## begin

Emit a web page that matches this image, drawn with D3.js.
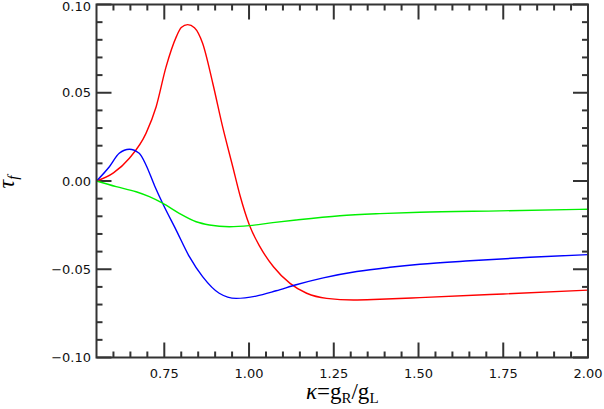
<!DOCTYPE html>
<html>
<head>
<meta charset="utf-8">
<script src="https://cdn.jsdelivr.net/npm/d3@7"></script>
<style>
  body { margin: 0; background: #fff; }
  svg { display: block; }
  .ticklabel { font-family: "DejaVu Sans", sans-serif; font-size: 13px; fill: #111; }
  .axlabel { font-family: "Liberation Serif", "DejaVu Serif", serif; fill: #000; }
</style>
</head>
<body>
<svg width="604" height="409"></svg>
<script>
// curves: kappa = gR/gL and tau_f
var redX   = [0.55, 0.60, 0.647, 0.696, 0.726, 0.755, 0.785, 0.800, 0.819, 0.839, 0.863, 0.893, 0.922, 0.952, 0.973, 1.001, 1.032, 1.072, 1.121, 1.170, 1.229, 1.308, 1.386, 1.504, 1.75, 2.00];
var redY   = [0.0, 0.0046, 0.0129, 0.0270, 0.0421, 0.0645, 0.0815, 0.0870, 0.0886, 0.0868, 0.0780, 0.0554, 0.0308, 0.0081, -0.0079, -0.0249, -0.0372, -0.0486, -0.0580, -0.0636, -0.0665, -0.0674, -0.0670, -0.0661, -0.0640, -0.0618];

var blueX  = [0.55, 0.588, 0.617, 0.647, 0.676, 0.696, 0.721, 0.745, 0.785, 0.824, 0.863, 0.912, 0.962, 1.021, 1.080, 1.139, 1.219, 1.318, 1.416, 1.504, 1.652, 1.829, 2.00];
var blueY  = [0.0, 0.0081, 0.0157, 0.0180, 0.0157, 0.0091, -0.0025, -0.0126, -0.0278, -0.0429, -0.0542, -0.0636, -0.0665, -0.0652, -0.0622, -0.0588, -0.0549, -0.0513, -0.0489, -0.0472, -0.0452, -0.0432, -0.0417];

var greenX = [0.55, 0.608, 0.667, 0.706, 0.745, 0.794, 0.844, 0.883, 0.942, 1.001, 1.070, 1.139, 1.268, 1.386, 1.504, 1.740, 2.00];
var greenY = [0.0, -0.0032, -0.0061, -0.0089, -0.0126, -0.0183, -0.0231, -0.0249, -0.0259, -0.0253, -0.0236, -0.0221, -0.0197, -0.0185, -0.0177, -0.0169, -0.0160];

var xMajor = [0.75, 1.00, 1.25, 1.50, 1.75, 2.00];
var xLabels = ["0.75", "1.00", "1.25", "1.50", "1.75", "2.00"];
var yMajor = [-0.10, -0.05, 0.00, 0.05, 0.10];
var yLabels = ["\u22120.10", "\u22120.05", "0.00", "0.05", "0.10"];

var svg = d3.select("svg");
var pLeft = 96.5, pRight = 588, pTop = 4.5, pBottom = 357.5;

var x = d3.scaleLinear().domain([0.55, 2.0]).range([pLeft, pRight]);
var y = d3.scaleLinear().domain([-0.10, 0.10]).range([pBottom, pTop]);

var xMinor = d3.range(0.60, 2.0, 0.05).filter(function(v) {
  return Math.abs(Math.round(v / 0.25) * 0.25 - v) > 1e-6;
});
var yMinor = d3.range(-0.09, 0.1, 0.01).filter(function(v) {
  return Math.abs(Math.round(v / 0.05) * 0.05 - v) > 1e-6;
});

var tickColor = "#333";
var ticks = svg.append("g")
    .attr("stroke", tickColor)
    .attr("stroke-width", 2);

function addXTicks(vals, len) {
  vals.forEach(function(v) {
    ticks.append("line")
      .attr("x1", x(v)).attr("x2", x(v))
      .attr("y1", pBottom).attr("y2", pBottom - len);
    ticks.append("line")
      .attr("x1", x(v)).attr("x2", x(v))
      .attr("y1", pTop).attr("y2", pTop + len);
  });
}
function addYTicks(vals, len) {
  vals.forEach(function(v) {
    ticks.append("line")
      .attr("x1", pLeft).attr("x2", pLeft + len)
      .attr("y1", y(v)).attr("y2", y(v));
    ticks.append("line")
      .attr("x1", pRight).attr("x2", pRight - len)
      .attr("y1", y(v)).attr("y2", y(v));
  });
}
addXTicks(xMajor, 15);
addXTicks(xMinor, 6);
addYTicks(yMajor, 15);
addYTicks(yMinor, 6);

// curves
var line = d3.line()
    .x(function(d) { return x(d[0]); })
    .y(function(d) { return y(d[1]); })
    .curve(d3.curveMonotoneX);

var curves = [
  { xs: redX, ys: redY, color: "#ff0000" },
  { xs: blueX, ys: blueY, color: "#0000ff" },
  { xs: greenX, ys: greenY, color: "#00f000" }
];

svg.append("g").selectAll("path")
  .data(curves)
  .enter().append("path")
    .attr("d", function(c) { return line(d3.zip(c.xs, c.ys)); })
    .attr("fill", "none")
    .attr("stroke", function(c) { return c.color; })
    .attr("stroke-width", 1.4);

// frame
svg.append("rect")
  .attr("x", pLeft).attr("y", pTop)
  .attr("width", pRight - pLeft).attr("height", pBottom - pTop)
  .attr("fill", "none")
  .attr("stroke", tickColor)
  .attr("stroke-width", 2);

// tick labels
svg.append("g").selectAll("text")
  .data(xMajor)
  .enter().append("text")
    .attr("class", "ticklabel")
    .attr("x", function(d) { return x(d); })
    .attr("y", 378)
    .attr("text-anchor", "middle")
    .text(function(d, i) { return xLabels[i]; });

svg.append("g").selectAll("text")
  .data(yMajor)
  .enter().append("text")
    .attr("class", "ticklabel")
    .attr("x", 91)
    .attr("y", function(d) { return Math.max(y(d), 6) + 4.7; })
    .attr("text-anchor", "end")
    .text(function(d, i) { return yLabels[i]; });

// axis titles
var xt = svg.append("text")
    .attr("class", "axlabel")
    .attr("x", (pLeft + pRight) / 2)
    .attr("y", 399)
    .attr("text-anchor", "middle")
    .style("font-size", "23px");
xt.append("tspan").style("font-style", "italic").text("\u03ba");
xt.append("tspan").text("=g");
xt.append("tspan").attr("dy", 4).style("font-size", "15px").text("R");
xt.append("tspan").attr("dy", -4).text("/g");
xt.append("tspan").attr("dy", 4).style("font-size", "15px").text("L");

var yt = svg.append("text")
    .attr("class", "axlabel")
    .attr("transform", "translate(14,182) rotate(-90)")
    .attr("text-anchor", "middle")
    .style("font-size", "24px")
    .style("font-style", "italic");
yt.append("tspan").text("\u03c4");
yt.append("tspan").attr("dy", 4).style("font-size", "15px").text("f");
</script>
</body>
</html>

## end

Challenge
Your task is an exact transcription of all the data, minus the pictures.

Exercise solution
Emit a web page that matches this image, drawn with D3.js.
<!DOCTYPE html>
<html>
<head>
<meta charset="utf-8">
<script src="https://cdn.jsdelivr.net/npm/d3@7"></script>
<style>
  body { margin: 0; background: #fff; }
  svg { display: block; }
  .ticklabel { font-family: "DejaVu Sans", sans-serif; font-size: 13px; fill: #111; }
  .axlabel { font-family: "Liberation Serif", "DejaVu Serif", serif; fill: #000; }
</style>
</head>
<body>
<svg width="604" height="409"></svg>
<script>
// curves: kappa = gR/gL and tau_f
var redX   = [0.55, 0.60, 0.647, 0.696, 0.726, 0.755, 0.785, 0.800, 0.819, 0.839, 0.863, 0.893, 0.922, 0.952, 0.973, 1.001, 1.032, 1.072, 1.121, 1.170, 1.229, 1.308, 1.386, 1.504, 1.75, 2.00];
var redY   = [0.0, 0.0046, 0.0129, 0.0270, 0.0421, 0.0645, 0.0815, 0.0870, 0.0886, 0.0868, 0.0780, 0.0554, 0.0308, 0.0081, -0.0079, -0.0249, -0.0372, -0.0486, -0.0580, -0.0636, -0.0665, -0.0674, -0.0670, -0.0661, -0.0640, -0.0618];

var blueX  = [0.55, 0.588, 0.617, 0.647, 0.676, 0.696, 0.721, 0.745, 0.785, 0.824, 0.863, 0.912, 0.962, 1.021, 1.080, 1.139, 1.219, 1.318, 1.416, 1.504, 1.652, 1.829, 2.00];
var blueY  = [0.0, 0.0081, 0.0157, 0.0180, 0.0157, 0.0091, -0.0025, -0.0126, -0.0278, -0.0429, -0.0542, -0.0636, -0.0665, -0.0652, -0.0622, -0.0588, -0.0549, -0.0513, -0.0489, -0.0472, -0.0452, -0.0432, -0.0417];

var greenX = [0.55, 0.608, 0.667, 0.706, 0.745, 0.794, 0.844, 0.883, 0.942, 1.001, 1.070, 1.139, 1.268, 1.386, 1.504, 1.740, 2.00];
var greenY = [0.0, -0.0032, -0.0061, -0.0089, -0.0126, -0.0183, -0.0231, -0.0249, -0.0259, -0.0253, -0.0236, -0.0221, -0.0197, -0.0185, -0.0177, -0.0169, -0.0160];

var xMajor = [0.75, 1.00, 1.25, 1.50, 1.75, 2.00];
var xLabels = ["0.75", "1.00", "1.25", "1.50", "1.75", "2.00"];
var yMajor = [-0.10, -0.05, 0.00, 0.05, 0.10];
var yLabels = ["\u22120.10", "\u22120.05", "0.00", "0.05", "0.10"];

var svg = d3.select("svg");
var pLeft = 96.5, pRight = 588, pTop = 4.5, pBottom = 357.5;

var x = d3.scaleLinear().domain([0.55, 2.0]).range([pLeft, pRight]);
var y = d3.scaleLinear().domain([-0.10, 0.10]).range([pBottom, pTop]);

var xMinor = d3.range(0.60, 2.0, 0.05).filter(function(v) {
  return Math.abs(Math.round(v / 0.25) * 0.25 - v) > 1e-6;
});
var yMinor = d3.range(-0.09, 0.1, 0.01).filter(function(v) {
  return Math.abs(Math.round(v / 0.05) * 0.05 - v) > 1e-6;
});

var tickColor = "#333";
var ticks = svg.append("g")
    .attr("stroke", tickColor)
    .attr("stroke-width", 2);

function addXTicks(vals, len) {
  vals.forEach(function(v) {
    ticks.append("line")
      .attr("x1", x(v)).attr("x2", x(v))
      .attr("y1", pBottom).attr("y2", pBottom - len);
    ticks.append("line")
      .attr("x1", x(v)).attr("x2", x(v))
      .attr("y1", pTop).attr("y2", pTop + len);
  });
}
function addYTicks(vals, len) {
  vals.forEach(function(v) {
    ticks.append("line")
      .attr("x1", pLeft).attr("x2", pLeft + len)
      .attr("y1", y(v)).attr("y2", y(v));
    ticks.append("line")
      .attr("x1", pRight).attr("x2", pRight - len)
      .attr("y1", y(v)).attr("y2", y(v));
  });
}
addXTicks(xMajor, 15);
addXTicks(xMinor, 6);
addYTicks(yMajor, 15);
addYTicks(yMinor, 6);

// curves
var line = d3.line()
    .x(function(d) { return x(d[0]); })
    .y(function(d) { return y(d[1]); })
    .curve(d3.curveMonotoneX);

var curves = [
  { xs: redX, ys: redY, color: "#ff0000" },
  { xs: blueX, ys: blueY, color: "#0000ff" },
  { xs: greenX, ys: greenY, color: "#00f000" }
];

svg.append("g").selectAll("path")
  .data(curves)
  .enter().append("path")
    .attr("d", function(c) { return line(d3.zip(c.xs, c.ys)); })
    .attr("fill", "none")
    .attr("stroke", function(c) { return c.color; })
    .attr("stroke-width", 1.4);

// frame
svg.append("rect")
  .attr("x", pLeft).attr("y", pTop)
  .attr("width", pRight - pLeft).attr("height", pBottom - pTop)
  .attr("fill", "none")
  .attr("stroke", tickColor)
  .attr("stroke-width", 2);

// tick labels
svg.append("g").selectAll("text")
  .data(xMajor)
  .enter().append("text")
    .attr("class", "ticklabel")
    .attr("x", function(d) { return x(d); })
    .attr("y", 378)
    .attr("text-anchor", "middle")
    .text(function(d, i) { return xLabels[i]; });

svg.append("g").selectAll("text")
  .data(yMajor)
  .enter().append("text")
    .attr("class", "ticklabel")
    .attr("x", 91)
    .attr("y", function(d) { return Math.max(y(d), 6) + 4.7; })
    .attr("text-anchor", "end")
    .text(function(d, i) { return yLabels[i]; });

// axis titles
var xt = svg.append("text")
    .attr("class", "axlabel")
    .attr("x", (pLeft + pRight) / 2)
    .attr("y", 399)
    .attr("text-anchor", "middle")
    .style("font-size", "23px");
xt.append("tspan").style("font-style", "italic").text("\u03ba");
xt.append("tspan").text("=g");
xt.append("tspan").attr("dy", 4).style("font-size", "15px").text("R");
xt.append("tspan").attr("dy", -4).text("/g");
xt.append("tspan").attr("dy", 4).style("font-size", "15px").text("L");

var yt = svg.append("text")
    .attr("class", "axlabel")
    .attr("transform", "translate(14,182) rotate(-90)")
    .attr("text-anchor", "middle")
    .style("font-size", "24px")
    .style("font-style", "italic");
yt.append("tspan").text("\u03c4");
yt.append("tspan").attr("dy", 4).style("font-size", "15px").text("f");
</script>
</body>
</html>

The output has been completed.